As I grow up, go to campus, find a job in a bank, get married, have kids and all, this incident is to fade away. Until 2013 when I am writing a novel, and suddenly it all comes back to me. I have to finish the story!
What happened to the man who was arrested? What if he had no money to bribe the policemen, and was sentenced to time in jail?
More importantly, what if he was a casual labourer, taking an all-important drug to his ailing child? And what if the doctor had proclaimed that the child would die if he dint take the drug by end of week? What if his wife had no way of knowing he had been arrested? What if … ?
Thus, Den of Inequities is born. The novel is a series of ‘what ifs’. It is a story that talks about extraordinary things happening to ordinary people.
The three part novel talks about the aforementioned casual labourer, the local mugger, and a university student. The latter, a ‘socialite’ daughter of an influential politician, thinks she has everything – the looks, the money and fame – until she realizes that everything is not as it seems.

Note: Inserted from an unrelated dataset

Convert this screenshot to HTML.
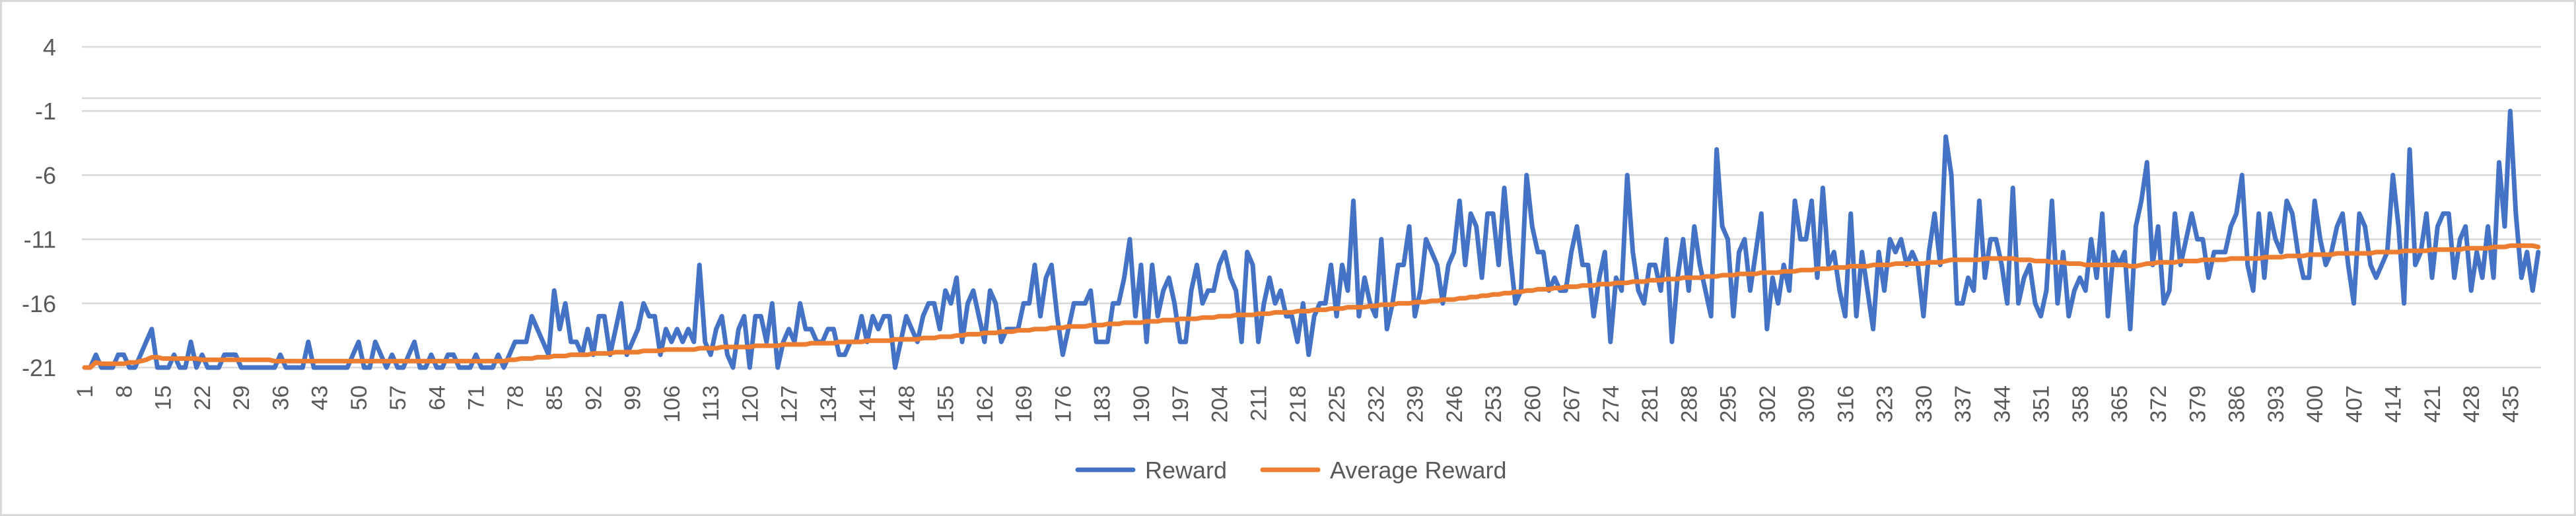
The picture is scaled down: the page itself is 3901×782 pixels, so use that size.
<!DOCTYPE html>
<html><head><meta charset="utf-8"><style>
html,body{margin:0;padding:0;background:#fff;}
svg{display:block;font-family:"Liberation Sans",Arial,sans-serif;}
</style></head><body>
<svg id="chart" width="3901" height="782" viewBox="0 0 3901 782" xmlns="http://www.w3.org/2000/svg">
<rect x="1.5" y="1.5" width="3898" height="779" fill="#fff" stroke="#d9d9d9" stroke-width="3"/>
<g id="grid"></g>
<g id="ylabels"></g>
<g id="xlabels"></g>
<g id="series"></g>
<g>
<g>
<line x1="1632" y1="712" x2="1716" y2="712" stroke="#4472C4" stroke-width="7" stroke-linecap="round"/>
<text x="1734" y="725" font-size="36" fill="#595959">Reward</text>
</g>
<g>
<line x1="1912" y1="712" x2="1996" y2="712" stroke="#ED7D31" stroke-width="7" stroke-linecap="round"/>
<text x="2014" y="725" font-size="36" fill="#595959">Average Reward</text>
</g>
</g>
</svg>
<script>
const rewardValues = [
-21,-21,-20,-21,-21,-21,-20,-20,-21,-21,
-20,-19,-18,-21,-21,-21,-20,-21,-21,-19,
-21,-20,-21,-21,-21,-20,-20,-20,-21,-21,
-21,-21,-21,-21,-21,-20,-21,-21,-21,-21,
-19,-21,-21,-21,-21,-21,-21,-21,-20,-19,
-21,-21,-19,-20,-21,-20,-21,-21,-20,-19,
-21,-21,-20,-21,-21,-20,-20,-21,-21,-21,
-20,-21,-21,-21,-20,-21,-20,-19,-19,-19,
-17,-18,-19,-20,-15,-18,-16,-19,-19,-20,
-18,-20,-17,-17,-20,-18,-16,-20,-19,-18,
-16,-17,-17,-20,-18,-19,-18,-19,-18,-19,
-13,-19,-20,-18,-17,-20,-21,-18,-17,-21,
-17,-17,-19,-16,-21,-19,-18,-19,-16,-18,
-18,-19,-19,-18,-18,-20,-20,-19,-19,-17,
-19,-17,-18,-17,-17,-21,-19,-17,-18,-19,
-17,-16,-16,-18,-15,-16,-14,-19,-16,-15,
-17,-19,-15,-16,-19,-18,-18,-18,-16,-16,
-13,-17,-14,-13,-17,-20,-18,-16,-16,-16,
-15,-19,-19,-19,-16,-16,-14,-11,-17,-13,
-19,-13,-17,-15,-14,-16,-19,-19,-15,-13,
-16,-15,-15,-13,-12,-14,-15,-19,-12,-13,
-19,-16,-14,-16,-15,-17,-17,-19,-16,-20,
-17,-16,-16,-13,-17,-13,-15,-8,-17,-14,
-16,-17,-11,-18,-16,-13,-13,-10,-17,-15,
-11,-12,-13,-16,-13,-12,-8,-13,-9,-10,
-14,-9,-9,-13,-7,-12,-16,-15,-6,-10,
-12,-12,-15,-14,-15,-15,-12,-10,-13,-13,
-17,-14,-12,-19,-14,-15,-6,-12,-15,-16,
-13,-13,-15,-11,-19,-14,-11,-15,-10,-13,
-15,-17,-4,-10,-11,-17,-12,-11,-15,-12,
-9,-18,-14,-16,-13,-15,-8,-11,-11,-8,
-14,-7,-13,-12,-15,-17,-9,-17,-12,-15,
-18,-12,-15,-11,-12,-11,-13,-12,-13,-17,
-12,-9,-13,-3,-6,-16,-16,-14,-15,-8,
-14,-11,-11,-13,-16,-7,-16,-14,-13,-16,
-17,-15,-8,-16,-12,-17,-15,-14,-15,-11,
-14,-9,-17,-12,-13,-12,-18,-10,-8,-5,
-13,-10,-16,-15,-9,-13,-11,-9,-11,-11,
-14,-12,-12,-12,-10,-9,-6,-13,-15,-9,
-14,-9,-11,-12,-8,-9,-12,-14,-14,-8,
-11,-13,-12,-10,-9,-13,-16,-9,-10,-13,
-14,-13,-12,-6,-10,-16,-4,-13,-12,-9,
-14,-10,-9,-9,-14,-11,-10,-15,-12,-14,
-10,-14,-5,-10,-1,-9,-14,-12,-15,-12
];
const averageValues = [
-21,-21,-20.6,-20.7,-20.7,-20.7,-20.7,-20.7,-20.6,-20.6,
-20.5,-20.4,-20.2,-20.2,-20.3,-20.3,-20.3,-20.3,-20.3,-20.3,
-20.3,-20.4,-20.4,-20.4,-20.4,-20.4,-20.4,-20.4,-20.4,-20.4,
-20.4,-20.4,-20.4,-20.4,-20.5,-20.5,-20.5,-20.5,-20.5,-20.5,
-20.5,-20.5,-20.5,-20.5,-20.5,-20.5,-20.5,-20.5,-20.5,-20.5,
-20.5,-20.5,-20.5,-20.5,-20.5,-20.5,-20.5,-20.5,-20.5,-20.5,
-20.5,-20.5,-20.5,-20.5,-20.5,-20.5,-20.5,-20.5,-20.5,-20.5,
-20.5,-20.5,-20.5,-20.5,-20.5,-20.5,-20.4,-20.4,-20.3,-20.3,
-20.3,-20.2,-20.2,-20.2,-20.1,-20.1,-20.1,-20.0,-20.0,-20.0,
-20.0,-19.9,-19.9,-19.9,-19.9,-19.8,-19.8,-19.8,-19.8,-19.8,
-19.7,-19.7,-19.7,-19.7,-19.6,-19.6,-19.6,-19.6,-19.6,-19.6,
-19.5,-19.5,-19.5,-19.5,-19.4,-19.4,-19.4,-19.4,-19.4,-19.4,
-19.3,-19.3,-19.3,-19.3,-19.3,-19.2,-19.2,-19.2,-19.2,-19.2,
-19.1,-19.1,-19.1,-19.1,-19.1,-19.0,-19.0,-19.0,-19.0,-19.0,
-18.9,-18.9,-18.9,-18.9,-18.9,-18.8,-18.8,-18.8,-18.8,-18.8,
-18.7,-18.7,-18.7,-18.6,-18.6,-18.6,-18.5,-18.5,-18.4,-18.4,
-18.4,-18.3,-18.3,-18.3,-18.2,-18.2,-18.2,-18.1,-18.1,-18.1,
-18.0,-18.0,-18.0,-17.9,-17.9,-17.9,-17.8,-17.8,-17.8,-17.8,
-17.7,-17.7,-17.7,-17.6,-17.6,-17.6,-17.5,-17.5,-17.5,-17.5,
-17.4,-17.4,-17.4,-17.3,-17.3,-17.3,-17.2,-17.2,-17.2,-17.2,
-17.1,-17.1,-17.1,-17.0,-17.0,-17.0,-16.9,-16.9,-16.9,-16.9,
-16.8,-16.8,-16.8,-16.7,-16.7,-16.7,-16.7,-16.6,-16.6,-16.6,
-16.5,-16.5,-16.5,-16.4,-16.4,-16.4,-16.3,-16.3,-16.3,-16.3,
-16.2,-16.2,-16.1,-16.1,-16.1,-16.0,-16.0,-16.0,-15.9,-15.9,
-15.9,-15.8,-15.8,-15.7,-15.7,-15.7,-15.6,-15.6,-15.5,-15.5,
-15.4,-15.4,-15.3,-15.3,-15.2,-15.2,-15.1,-15.1,-15.0,-15.0,
-14.9,-14.9,-14.9,-14.8,-14.8,-14.7,-14.7,-14.7,-14.6,-14.6,
-14.6,-14.5,-14.5,-14.5,-14.4,-14.4,-14.4,-14.3,-14.3,-14.3,
-14.2,-14.2,-14.2,-14.1,-14.1,-14.1,-14.0,-14.0,-14.0,-14.0,
-13.9,-13.9,-13.9,-13.8,-13.8,-13.8,-13.7,-13.7,-13.7,-13.7,
-13.6,-13.6,-13.6,-13.6,-13.5,-13.5,-13.5,-13.4,-13.4,-13.4,
-13.3,-13.3,-13.3,-13.2,-13.2,-13.2,-13.1,-13.1,-13.1,-13.1,
-13.0,-13.0,-13.0,-13.0,-12.9,-12.9,-12.9,-12.9,-12.9,-12.9,
-12.8,-12.8,-12.8,-12.7,-12.6,-12.6,-12.6,-12.6,-12.6,-12.6,
-12.5,-12.5,-12.5,-12.5,-12.5,-12.5,-12.6,-12.6,-12.6,-12.7,
-12.7,-12.7,-12.8,-12.8,-12.8,-12.9,-12.9,-12.9,-13.0,-13.0,
-13.0,-13.0,-13.0,-13.0,-13.0,-13.0,-13.1,-13.1,-13.0,-12.9,
-12.9,-12.8,-12.8,-12.8,-12.8,-12.7,-12.7,-12.7,-12.7,-12.6,
-12.6,-12.6,-12.6,-12.6,-12.5,-12.5,-12.5,-12.5,-12.5,-12.5,
-12.4,-12.4,-12.4,-12.4,-12.3,-12.3,-12.3,-12.3,-12.2,-12.2,
-12.2,-12.2,-12.2,-12.1,-12.1,-12.1,-12.1,-12.1,-12.1,-12.1,
-12.0,-12.0,-12.0,-12.0,-12.0,-11.9,-11.9,-11.9,-11.9,-11.9,
-11.8,-11.8,-11.8,-11.8,-11.8,-11.8,-11.7,-11.7,-11.7,-11.7,
-11.7,-11.6,-11.6,-11.6,-11.5,-11.5,-11.5,-11.5,-11.5,-11.6
];
const yTicks = [4, -1, -6, -11, -16, -21];
const yExtraGrid = [0];
const xLabelStep = 7;

const NS = "http://www.w3.org/2000/svg";
const plotL = 124, plotR = 3848;
const yMin = -21, yTop = 4;
const yPixMin = 557, yPixTop = 71;
const n = rewardValues.length;
const step = (plotR - plotL) / n;
function xPos(i) { return plotL + step * (i + 0.5); }
function yPos(v) { return yPixMin - (v - yMin) * (yPixMin - yPixTop) / (yTop - yMin); }

const grid = document.getElementById('grid');
const allGrid = yTicks.concat(yExtraGrid);
allGrid.forEach(v => {
  const l = document.createElementNS(NS, 'line');
  l.setAttribute('x1', plotL); l.setAttribute('x2', plotR);
  l.setAttribute('y1', yPos(v)); l.setAttribute('y2', yPos(v));
  l.setAttribute('stroke', '#d9d9d9'); l.setAttribute('stroke-width', '2.5');
  
  
  grid.appendChild(l);
});

const yl = document.getElementById('ylabels');
yTicks.forEach(v => {
  const t = document.createElementNS(NS, 'text');
  t.setAttribute('x', 85); t.setAttribute('y', yPos(v) + 13);
  t.setAttribute('text-anchor', 'end'); t.setAttribute('font-size', '36');
  t.setAttribute('fill', '#595959');
  t.textContent = String(v);
  
  
  yl.appendChild(t);
});

const xl = document.getElementById('xlabels');
for (let i = 0; i < n; i += xLabelStep) {
  const x = xPos(i);
  const t = document.createElementNS(NS, 'text');
  t.setAttribute('transform', 'translate(' + (x + 12) + ',584) rotate(-90)');
  t.setAttribute('text-anchor', 'end'); t.setAttribute('font-size', '34');
  t.setAttribute('fill', '#595959');
  t.textContent = String(i + 1);
  
  
  xl.appendChild(t);
}

const ser = document.getElementById('series');
function drawLine(vals, color, name) {
  const p = document.createElementNS(NS, 'polyline');
  p.setAttribute('points', vals.map((v, i) => xPos(i).toFixed(1) + ',' + yPos(v).toFixed(1)).join(' '));
  p.setAttribute('fill', 'none'); p.setAttribute('stroke', color);
  p.setAttribute('stroke-width', '7'); p.setAttribute('stroke-linejoin', 'round');
  p.setAttribute('stroke-linecap', 'round');
  
  
  ser.appendChild(p);
}
drawLine(rewardValues, '#4472C4', 'reward-line');
drawLine(averageValues, '#ED7D31', 'average-reward-line');
</script>
</body></html>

So, what if … ? What if the local mugger was to be reunited with his long lost father? What if the father has all sorts of intentions for him? What if the university student was to fall in love with the poorest boy in the university? What if all these stories were connected?
Against this background is the story of police extrajudicial killings, rampant in Kenya. The UN Rapporteur on Extrajudicial Killings, Prof. Alston, released a report that incriminated police squads of unwarranted killings. So, what if the perfectly crafted our-men-challenged-them-to-stop-but-they-fired-at-us-so-we-returned-fire-two-toy-guns-were-recovered story police tell us is not true? What if there are a few rogue policemen? Or even lazy ones who, knowing that dead men tell no tales, want to get away with murder?
What if I wasn’t arrested way back in 1997? Would I have found the spark?